REQUIRED WORK: Reproduce exactly only the lines from the line that holds "Clone this chart in matplotlib." to the line that holds "plt.rcParams['font.family'] = ['Lato', 'DejaVu", inclusive, in the listing below, and please leave out every picture.

DATA RECORDS:
######

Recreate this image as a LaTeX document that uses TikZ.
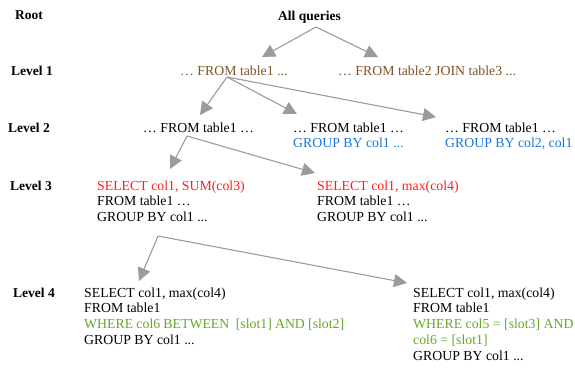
\documentclass[tikz,border=0pt]{standalone}
\usepackage{fontspec}
\setmainfont{Liberation Serif}
\usetikzlibrary{arrows.meta}
\definecolor{brn}{RGB}{128,82,38}
\definecolor{blu}{RGB}{25,118,220}
\definecolor{rd}{RGB}{255,30,30}
\definecolor{grn}{RGB}{100,170,40}
\definecolor{arr}{RGB}{155,155,155}
\newcommand{\blk}[1]{\parbox[t]{260pt}{#1}}
\tikzset{
  txt/.style={anchor=base west, inner sep=0pt, font=\fontsize{13.8}{15.8}\selectfont},
  lvl/.style={anchor=base west, inner sep=0pt, font=\fontsize{13.5}{15.8}\selectfont\bfseries},
  link/.style={draw=arr, line width=1.1pt, -{Triangle[length=13pt,width=13pt,fill=arr]}}
}
\begin{document}
\begin{tikzpicture}[x=1pt,y=-1pt]
\useasboundingbox (0,0) rectangle (575,367);
% level labels
\node[lvl] (root) at (15,19) {Root};
\node[lvl] (lv1) at (11,75) {Level 1};
\node[lvl] (lv2) at (8,132) {Level 2};
\node[lvl] (lv3) at (10,190) {Level 3};
\node[lvl] (lv4) at (13,297) {Level 4};
% tree nodes
\node[lvl] (all) at (278,20) {All queries};
\node[txt,text=brn] (l1a) at (180,75) {… FROM table1 ...};
\node[txt,text=brn] (l1b) at (338,75) {… FROM table2 JOIN table3 ...};
\node[txt] (l2a) at (143,132) {… FROM table1 …};
\node[txt] (l2b) at (293,132) {\blk{… FROM table1 …\\\textcolor{blu}{GROUP BY col1 ...}}};
\node[txt] (l2c) at (445,132) {\blk{… FROM table1 …\\\textcolor{blu}{GROUP BY col2, col1}}};
\node[txt] (l3a) at (97,190) {\blk{\textcolor{rd}{SELECT col1, SUM(col3)}\\FROM table1 …\\GROUP BY col1 ...}};
\node[txt] (l3b) at (317,190) {\blk{\textcolor{rd}{SELECT col1, max(col4)}\\FROM table1 …\\GROUP BY col1 ...}};
\node[txt] (l4a) at (84,297) {\blk{SELECT col1, max(col4)\\FROM table1\\\textcolor{grn}{WHERE col6 BETWEEN\ \ [slot1] AND [slot2]}\\GROUP BY col1 ...}};
\node[txt] (l4b) at (413,297) {\blk{SELECT col1, max(col4)\\FROM table1\\\textcolor{grn}{WHERE col5 = [slot3] AND}\\\textcolor{grn}{col6 = [slot1]}\\GROUP BY col1 ...}};
% connector end points
\coordinate (s0) at (316,27);
\coordinate (t1a) at (262,57);
\coordinate (t1b) at (378,57);
\coordinate (s1) at (227,77);
\coordinate (t2a) at (200,115);
\coordinate (t2b) at (297,114);
\coordinate (t2c) at (436,117);
\coordinate (s2) at (187,136);
\coordinate (t3a) at (170,169);
\coordinate (t3b) at (315,173);
\coordinate (s3) at (158,236);
\coordinate (t4a) at (139,281);
\coordinate (t4b) at (407,283);
% connectors
\draw[link] (s0) -- (t1a);
\draw[link] (s0) -- (t1b);
\draw[link] (s1) -- (t2a);
\draw[link] (s1) -- (t2b);
\draw[link] (s1) -- (t2c);
\draw[link] (s2) -- (t3a);
\draw[link] (s2) -- (t3b);
\draw[link] (s3) -- (t4a);
\draw[link] (s3) -- (t4b);
\end{tikzpicture}
\end{document}
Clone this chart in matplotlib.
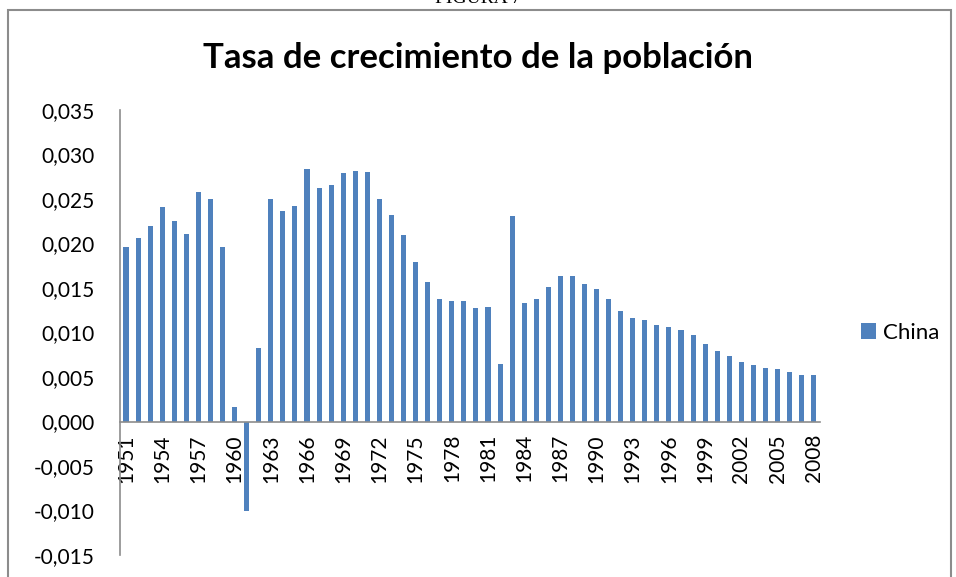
import matplotlib.pyplot as plt
from matplotlib.patches import Rectangle
from matplotlib.ticker import FuncFormatter

plt.rcParams['font.family'] = ['Lato', 'DejaVu Sans']

years = list(range(1951, 2009))
tasa = [0.0196, 0.0206, 0.0220, 0.0241, 0.0225, 0.0211, 0.0258, 0.0250, 0.0196, 0.0016,
        -0.0100, 0.0083, 0.0250, 0.0236, 0.0242, 0.0284, 0.0262, 0.0266, 0.0279, 0.0281,
        0.0280, 0.0250, 0.0232, 0.0210, 0.0179, 0.0157, 0.0138, 0.0135, 0.0135, 0.0127,
        0.0129, 0.0065, 0.0231, 0.0133, 0.0138, 0.0151, 0.0163, 0.0163, 0.0155, 0.0149,
        0.0138, 0.0124, 0.0116, 0.0114, 0.0109, 0.0106, 0.0103, 0.0097, 0.0087, 0.0079,
        0.0074, 0.0067, 0.0063, 0.0060, 0.0059, 0.0056, 0.0052, 0.0052]
serie = 'China'
titulo = 'Tasa de crecimiento de la población'
color = '#4F81BD'

fig = plt.figure(figsize=(9.56, 5.77), dpi=100)
ax = fig.add_axes([0.1255, 0.0381, 0.732, 0.7712])

x = list(range(len(years)))
ax.bar(x, tasa, width=0.42, color=color, label=serie, zorder=2)

# eje x en y=0 (antes de fijar las etiquetas, porque set_position las reinicia)
ax.spines['bottom'].set_position(('data', 0))
for s in ['top', 'right']:
    ax.spines[s].set_visible(False)
for s in ['left', 'bottom']:
    ax.spines[s].set_color('#8c8c8c')
    ax.spines[s].set_linewidth(1.2)

ax.set_xlim(-0.5, len(years) - 0.5)
ax.set_ylim(-0.015, 0.035)
ax.set_yticks([-0.015 + 0.005 * i for i in range(11)])
ax.yaxis.set_major_formatter(FuncFormatter(lambda v, p: f'{v:.3f}'.replace('.', ',').replace('-0,000', '0,000')))

ax.set_xticks(x[::3])
ax.set_xticklabels([str(y) for y in years[::3]], rotation=90, fontsize=15, va='top')
ax.tick_params(axis='x', length=0, pad=9)
ax.tick_params(axis='y', length=0, pad=18, labelsize=15)

fig.text(0.5, 0.90, titulo, ha='center', va='center', fontsize=25, fontweight='bold')
fig.text(0.5, 1.003, 'FIGURA 7', ha='center', va='center', fontsize=14, family='Liberation Serif')

ax.legend(loc='center left', bbox_to_anchor=(1.03, 0.5), frameon=False, fontsize=16,
          handlelength=0.7, handleheight=0.7, handletextpad=0.3)

fig.patches.append(Rectangle((8 / 956, -0.01), 943 / 956, 1 - 10 / 577 + 0.01,
                             transform=fig.transFigure, fill=False,
                             edgecolor='#8c8c8c', linewidth=1.5))

plt.savefig('out.png', dpi=100, facecolor='white')
plt.close()
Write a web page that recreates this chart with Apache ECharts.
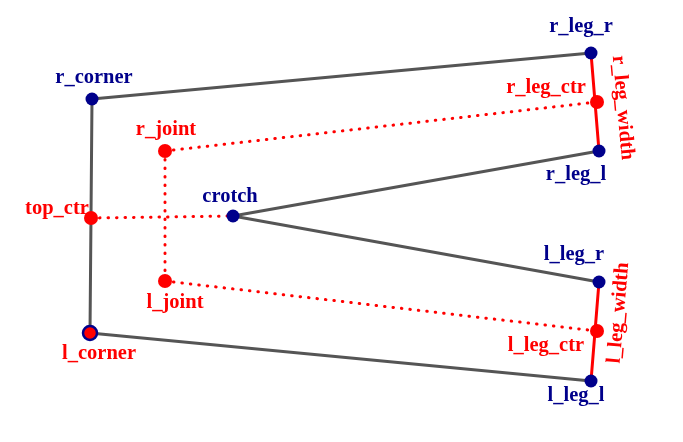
<!DOCTYPE html>
<html>
<head>
<meta charset="utf-8">
<script src="https://cdn.jsdelivr.net/npm/echarts@6/dist/echarts.min.js"></script>
<style>
html, body { margin: 0; padding: 0; background: #fff; }
#chart { width: 683px; height: 442px; }
</style>
</head>
<body>
<div id="chart"></div>
<script>
// points of the diagram (screen-like units, y grows downward)
var pointNames = ['r_corner', 'r_leg_r', 'r_leg_ctr', 'r_leg_l', 'r_joint', 'top_ctr',
	'crotch', 'l_joint', 'l_leg_r', 'l_leg_ctr', 'l_leg_l', 'l_corner'];
var pointX = [92, 591, 597, 599, 165, 91, 233, 165, 599, 597, 591, 90];
var pointY = [99, 53, 102, 151, 151, 218, 216, 281, 282, 331, 381, 333];

var bluePoints = ['r_corner', 'r_leg_r', 'r_leg_l', 'crotch', 'l_leg_r', 'l_leg_l'];
var redPoints = ['r_leg_ctr', 'r_joint', 'top_ctr', 'l_joint', 'l_leg_ctr', 'l_corner'];

var outlineEdges = [
	['r_corner', 'r_leg_r'], ['r_leg_l', 'crotch'], ['crotch', 'l_leg_r'],
	['l_leg_l', 'l_corner'], ['l_corner', 'r_corner']
];
var legEdges = [['r_leg_r', 'r_leg_l'], ['l_leg_r', 'l_leg_l']];
var dottedEdges = [
	['top_ctr', 'crotch'], ['r_joint', 'r_leg_ctr'], ['l_joint', 'l_leg_ctr'], ['r_joint', 'l_joint']
];
var widthLabels = [['r_leg_width', 'r_leg_ctr'], ['l_leg_width', 'l_leg_ctr']];

// label placement (offset of label centre from the point)
var labelOffset = {
	r_corner: [2, -21], r_leg_r: [-10, -26], r_leg_ctr: [-51, -14], r_leg_l: [-23, 24],
	r_joint: [1, -21], top_ctr: [-34, -9], crotch: [-3, -19], l_joint: [10, 22],
	l_leg_r: [-25, -27], l_leg_ctr: [-51, 15], l_leg_l: [-15, 15], l_corner: [9, 21]
};
var widthStyle = {
	r_leg_width: { rotate: -85, offset: [8, -25] },
	l_leg_width: { rotate: 85, offset: [20, 20] }
};

var BLUE = '#00008B', RED = '#ff0000', GRAY = '#555555';
var FONT = { fontFamily: 'Liberation Serif', fontWeight: 'bold', fontSize: 20.5, opacity: 1 };

function pt(name) {
	var i = pointNames.indexOf(name);
	return [pointX[i], pointY[i]];
}

function edgeSeries(edges, color, type) {
	return edges.map(function (e) {
		return {
			type: 'line',
			data: [pt(e[0]), pt(e[1])],
			showSymbol: false,
			silent: true,
			z: type === 'solid' ? 2 : 1,
			lineStyle: { color: color, width: 3, type: type, cap: 'round', opacity: 1 }
		};
	});
}

function pointItem(name, color, border) {
	return {
		name: name,
		value: pt(name),
		itemStyle: border
			? { color: RED, borderColor: BLUE, borderWidth: 2.5, opacity: 1 }
			: { color: color, opacity: 1 },
		label: Object.assign({
			show: true, formatter: name, position: 'inside', offset: labelOffset[name],
			color: bluePoints.indexOf(name) >= 0 ? BLUE : RED,
			align: 'center', verticalAlign: 'middle'
		}, FONT)
	};
}

var myChart = echarts.init(document.getElementById('chart'));

var series = []
	.concat(edgeSeries(outlineEdges, GRAY, 'solid'))
	.concat(edgeSeries(legEdges, RED, 'solid'))
	.concat(edgeSeries(dottedEdges, RED, [0.5, 8]));

series.push({
	type: 'scatter',
	symbolSize: 13,
	z: 5,
	itemStyle: { opacity: 1 },
	data: bluePoints.map(function (n) { return pointItem(n, BLUE, false); })
});
series.push({
	type: 'scatter',
	symbolSize: 14,
	z: 5,
	itemStyle: { opacity: 1 },
	data: redPoints.map(function (n) { return pointItem(n, RED, n === 'l_corner'); })
});
series.push({
	type: 'scatter',
	symbolSize: 1,
	z: 6,
	silent: true,
	itemStyle: { opacity: 1, color: 'rgba(0,0,0,0)' },
	data: widthLabels.map(function (w) {
		return {
			name: w[0],
			value: pt(w[1]),
			label: Object.assign({
				show: true, formatter: w[0], position: 'inside', color: RED,
				rotate: widthStyle[w[0]].rotate, offset: widthStyle[w[0]].offset,
				align: 'center', verticalAlign: 'middle'
			}, FONT)
		};
	})
});

option = {
	animation: false,
	backgroundColor: '#fff',
	grid: { left: 0, right: 0, top: 0, bottom: 0 },
	xAxis: { type: 'value', min: 0, max: 683, show: false },
	yAxis: { type: 'value', min: 0, max: 442, inverse: true, show: false },
	series: series
};

myChart.setOption(option);
</script>
</body>
</html>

######

FINISHED EXERCISE:
Clone this chart in matplotlib.
import matplotlib.pyplot as plt
from matplotlib.patches import Rectangle
from matplotlib.ticker import FuncFormatter

plt.rcParams['font.family'] = ['Lato', 'DejaVu Sans']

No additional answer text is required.